Singular density correlations in chiral active fluids in three dimensions
Yuta Kuroda, Takeshi Kawasaki, Kunimasa Miyazaki
TL;DR
The paper demonstrates that three-dimensional chiral active fluids with a common torque exhibit anisotropic and singular density fluctuations in homogeneous states. Through a particle model of 3D chiral ABPs and a Dean-based fluctuating hydrodynamic theory, it reveals that density fluctuations are amplified along the torque direction while becoming hyperuniform in the plane perpendicular to the torque as persistence increases. The static structure factor $S(\mathbf{q})$ is shown to be singular at the origin with direction-dependent scaling, and the theory provides a qualitative match to simulations, including anisotropic patterns and hyperuniform exponents. These findings extend hyperuniformity concepts to 3D chiral active matter and offer theoretical tools for understanding anisotropic nonequilibrium fluids, with potential experimental realizations in helical swimmers and related systems.
Abstract
We investigate density fluctuations in three-dimensional chiral active fluids by using a simple model of helical self-propelled particles. Helical motion is generated by a constant angular velocity (or chiral torque) acting on the self-propelled force. The chiral torque is assumed to have the same direction and magnitude for all particles. Due to the helical nature of the particle motion, the system is generically anisotropic even when it is spatially homogeneous. Numerical simulations demonstrate that the helicity induces an anisotropic pattern and a singularity in the static structure factor (the density correlation function in Fourier space) in the low-wavenumber limit.

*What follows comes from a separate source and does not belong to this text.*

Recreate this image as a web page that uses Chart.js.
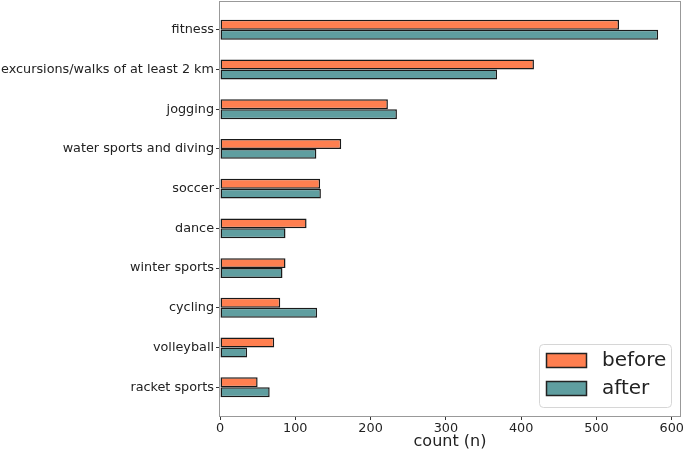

Moreover, the system in the limit of infinite persistence time exhibits hyperuniformity in the direction perpendicular to the chiral torque, while giant density fluctuations emerge along the parallel direction. We then construct a fluctuating hydrodynamic theory for the system to describe the singular behavior. A linear analysis of the resulting equations yields an analytical expression for the static structure factor, which qualitatively agrees with our numerical findings.